▸ **Data**
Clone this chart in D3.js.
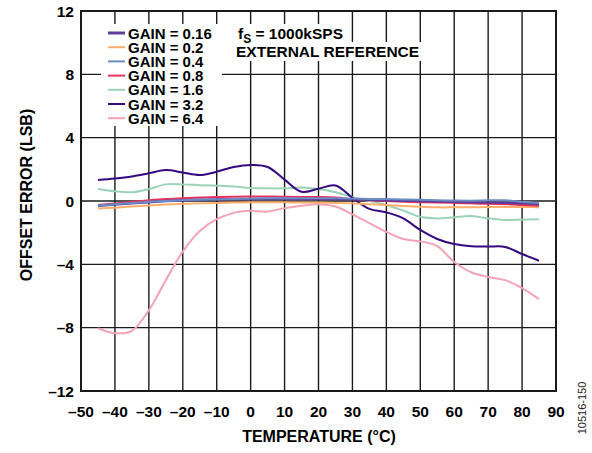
<!DOCTYPE html>
<html><head><meta charset="utf-8">
<script src="https://cdn.jsdelivr.net/npm/d3@7"></script>
<style>body{margin:0;background:#fff}svg{display:block}text{font-family:"Liberation Sans",Arial,sans-serif}</style>
</head><body>
<svg id="c" width="592" height="453"></svg>
<script>
const temps = [-45,-40,-35,-30,-25,-20,-15,-10,-5,0,5,10,15,20,25,30,35,40,45,50,55,60,65,70,75,80,85];
const gain016 = [-0.3,-0.22,-0.15,-0.08,0.0,0.05,0.08,0.1,0.12,0.13,0.13,0.13,0.12,0.12,0.12,0.1,0.08,0.05,0.02,0.0,-0.03,-0.05,-0.08,-0.1,-0.12,-0.15,-0.2];
const gain02  = [-0.48,-0.42,-0.35,-0.28,-0.22,-0.18,-0.15,-0.13,-0.1,-0.08,-0.08,-0.08,-0.1,-0.1,-0.12,-0.15,-0.2,-0.25,-0.32,-0.36,-0.4,-0.4,-0.4,-0.38,-0.38,-0.38,-0.4];
const gain04  = [-0.28,-0.2,-0.12,-0.05,0.0,0.05,0.08,0.1,0.12,0.15,0.17,0.18,0.18,0.18,0.17,0.15,0.13,0.12,0.1,0.08,0.05,0.03,0.02,0.04,0.05,-0.05,-0.13];
const gain08  = [-0.25,-0.15,-0.05,0.05,0.12,0.18,0.22,0.25,0.27,0.28,0.28,0.27,0.26,0.25,0.22,0.12,0.05,0.0,-0.05,-0.08,-0.1,-0.12,-0.15,-0.18,-0.2,-0.25,-0.3];
const gain16  = [0.76,0.62,0.56,0.75,1.05,1.05,1.0,0.97,0.92,0.82,0.8,0.8,0.85,0.76,0.55,0.25,0.0,-0.25,-0.6,-1.0,-1.1,-1.02,-0.95,-1.1,-1.2,-1.18,-1.16];
const gain32  = [1.33,1.42,1.55,1.75,1.96,1.8,1.64,1.85,2.15,2.28,2.15,1.35,0.58,0.78,0.98,0.2,-0.5,-0.72,-1.1,-1.83,-2.4,-2.72,-2.86,-2.88,-2.9,-3.35,-3.77];
const gain64  = [-8.04,-8.35,-8.2,-6.9,-5.0,-3.2,-1.9,-1.15,-0.75,-0.62,-0.67,-0.45,-0.3,-0.2,-0.35,-0.85,-1.4,-1.95,-2.4,-2.55,-2.85,-3.85,-4.5,-4.8,-5.0,-5.5,-6.2];
const seriesNames = ["GAIN = 0.16","GAIN = 0.2","GAIN = 0.4","GAIN = 0.8","GAIN = 1.6","GAIN = 3.2","GAIN = 6.4"];
const seriesColors = ["#5e3c99","#fdae6b","#6b8cc4","#e8315b","#9ad3b8","#35097f","#f5a3b3"];
const seriesValues = [gain016,gain02,gain04,gain08,gain16,gain32,gain64];
const xTicks = [-50,-40,-30,-20,-10,0,10,20,30,40,50,60,70,80,90];
const xTickLabels = ["–50","–40","–30","–20","–10","0","10","20","30","40","50","60","70","80","90"];
const yTicks = [12,8,4,0,-4,-8,-12];
const yTickLabels = ["12","8","4","0","–4","–8","–12"];

const svg = d3.select("#c");
const L=81,R=556,T=11,B=391;
const x = d3.scaleLinear().domain([-50,90]).range([L,R]);
const y = d3.scaleLinear().domain([-12,12]).range([B,T]);

// grid
const g = svg.append("g");
g.selectAll(".vg").data(xTicks).join("line")
  .attr("x1",d=>x(d)).attr("x2",d=>x(d)).attr("y1",T).attr("y2",B)
  .attr("stroke","#1a1a1a").attr("stroke-width",1.4);
g.selectAll(".hg").data(yTicks).join("line")
  .attr("y1",d=>y(d)).attr("y2",d=>y(d)).attr("x1",L).attr("x2",R)
  .attr("stroke","#1a1a1a").attr("stroke-width",1.4);

// legend white box
svg.append("rect").attr("x",101).attr("y",24).attr("width",121).attr("height",102).attr("fill","#fff");

const ann = svg.append("g");
const t1 = ann.append("text").attr("x",238).attr("y",39).attr("font-size",15.5).attr("font-weight","bold");
t1.append("tspan").text("f");
t1.append("tspan").attr("font-size",12).attr("dy",4).text("S");
t1.append("tspan").attr("dy",-4).text(" = 1000kSPS");
const t2 = ann.append("text").attr("x",236).attr("y",57).attr("font-size",15.5).attr("font-weight","bold").text("EXTERNAL REFERENCE");
[t1,t2].forEach(t=>{const b=t.node().getBBox();
  ann.insert("rect","text").attr("x",b.x-3).attr("y",b.y-1).attr("width",b.width+5).attr("height",b.height+2).attr("fill","#fff");});

// frame
svg.append("rect").attr("x",L).attr("y",T).attr("width",R-L).attr("height",B-T)
  .attr("fill","none").attr("stroke","#1a1a1a").attr("stroke-width",2);

// lines
const line = d3.line().x((d,i)=>x(temps[i])).y(d=>y(d)).curve(d3.curveCatmullRom.alpha(0.5));
const drawOrder=[4,5,6,1,3,0,2];
drawOrder.forEach(i=>{
  svg.append("path").datum(seriesValues[i]).attr("d",line)
    .attr("fill","none").attr("stroke",seriesColors[i]).attr("stroke-width",i===0?2.4:2);
});

// legend
const lg = svg.append("g");
seriesNames.forEach((n,i)=>{
  const yy = 33 + i*14.2;
  lg.append("line").attr("x1",108).attr("x2",125).attr("y1",yy).attr("y2",yy)
    .attr("stroke",seriesColors[i]).attr("stroke-width",i===0?3:2);
  lg.append("text").attr("x",128).attr("y",yy+5.5).attr("font-size",15).attr("font-weight","bold").text(n);
});

// tick labels
svg.append("g").selectAll("text").data(xTicks).join("text")
  .attr("x",d=>x(d)).attr("y",417).attr("text-anchor","middle")
  .attr("font-size",15.5).attr("font-weight","bold").text((d,i)=>xTickLabels[i]);
svg.append("g").selectAll("text").data(yTicks).join("text")
  .attr("x",74).attr("y",d=>y(d)+5.5).attr("text-anchor","end")
  .attr("font-size",15.5).attr("font-weight","bold").text((d,i)=>yTickLabels[i]);

// axis titles
svg.append("text").attr("x",319).attr("y",442).attr("text-anchor","middle")
  .attr("font-size",16).attr("font-weight","bold").text("TEMPERATURE (°C)");
svg.append("text").attr("transform","translate(32,195) rotate(-90)").attr("text-anchor","middle")
  .attr("font-size",16).attr("font-weight","bold").text("OFFSET ERROR (LSB)");
svg.append("text").attr("transform","translate(586,408) rotate(-90)").attr("text-anchor","middle")
  .attr("font-size",11).attr("fill","#222").text("10516-150");
</script>
</body></html>
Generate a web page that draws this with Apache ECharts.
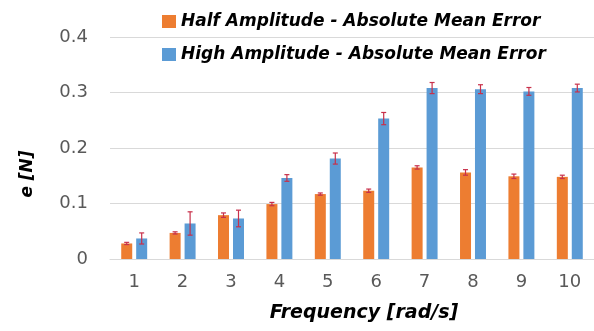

▸ **Task statement**
Set the lines above down again, word for word, from the first through the one containing "const y = d3.scaleLinear().domain([-12,12]).range([B,T]);"; pictures excluded.

▸ **Result of the exercise**
Clone this chart in D3.js.
<!DOCTYPE html>
<html><head><meta charset="utf-8">
<script src="https://cdn.jsdelivr.net/npm/d3@7"></script>
<style>body{margin:0;background:#fff}svg{display:block}text{font-family:"Liberation Sans",Arial,sans-serif}</style>
</head><body>
<svg id="c" width="592" height="453"></svg>
<script>
const temps = [-45,-40,-35,-30,-25,-20,-15,-10,-5,0,5,10,15,20,25,30,35,40,45,50,55,60,65,70,75,80,85];
const gain016 = [-0.3,-0.22,-0.15,-0.08,0.0,0.05,0.08,0.1,0.12,0.13,0.13,0.13,0.12,0.12,0.12,0.1,0.08,0.05,0.02,0.0,-0.03,-0.05,-0.08,-0.1,-0.12,-0.15,-0.2];
const gain02  = [-0.48,-0.42,-0.35,-0.28,-0.22,-0.18,-0.15,-0.13,-0.1,-0.08,-0.08,-0.08,-0.1,-0.1,-0.12,-0.15,-0.2,-0.25,-0.32,-0.36,-0.4,-0.4,-0.4,-0.38,-0.38,-0.38,-0.4];
const gain04  = [-0.28,-0.2,-0.12,-0.05,0.0,0.05,0.08,0.1,0.12,0.15,0.17,0.18,0.18,0.18,0.17,0.15,0.13,0.12,0.1,0.08,0.05,0.03,0.02,0.04,0.05,-0.05,-0.13];
const gain08  = [-0.25,-0.15,-0.05,0.05,0.12,0.18,0.22,0.25,0.27,0.28,0.28,0.27,0.26,0.25,0.22,0.12,0.05,0.0,-0.05,-0.08,-0.1,-0.12,-0.15,-0.18,-0.2,-0.25,-0.3];
const gain16  = [0.76,0.62,0.56,0.75,1.05,1.05,1.0,0.97,0.92,0.82,0.8,0.8,0.85,0.76,0.55,0.25,0.0,-0.25,-0.6,-1.0,-1.1,-1.02,-0.95,-1.1,-1.2,-1.18,-1.16];
const gain32  = [1.33,1.42,1.55,1.75,1.96,1.8,1.64,1.85,2.15,2.28,2.15,1.35,0.58,0.78,0.98,0.2,-0.5,-0.72,-1.1,-1.83,-2.4,-2.72,-2.86,-2.88,-2.9,-3.35,-3.77];
const gain64  = [-8.04,-8.35,-8.2,-6.9,-5.0,-3.2,-1.9,-1.15,-0.75,-0.62,-0.67,-0.45,-0.3,-0.2,-0.35,-0.85,-1.4,-1.95,-2.4,-2.55,-2.85,-3.85,-4.5,-4.8,-5.0,-5.5,-6.2];
const seriesNames = ["GAIN = 0.16","GAIN = 0.2","GAIN = 0.4","GAIN = 0.8","GAIN = 1.6","GAIN = 3.2","GAIN = 6.4"];
const seriesColors = ["#5e3c99","#fdae6b","#6b8cc4","#e8315b","#9ad3b8","#35097f","#f5a3b3"];
const seriesValues = [gain016,gain02,gain04,gain08,gain16,gain32,gain64];
const xTicks = [-50,-40,-30,-20,-10,0,10,20,30,40,50,60,70,80,90];
const xTickLabels = ["–50","–40","–30","–20","–10","0","10","20","30","40","50","60","70","80","90"];
const yTicks = [12,8,4,0,-4,-8,-12];
const yTickLabels = ["12","8","4","0","–4","–8","–12"];

const svg = d3.select("#c");
const L=81,R=556,T=11,B=391;
const x = d3.scaleLinear().domain([-50,90]).range([L,R]);
const y = d3.scaleLinear().domain([-12,12]).range([B,T]);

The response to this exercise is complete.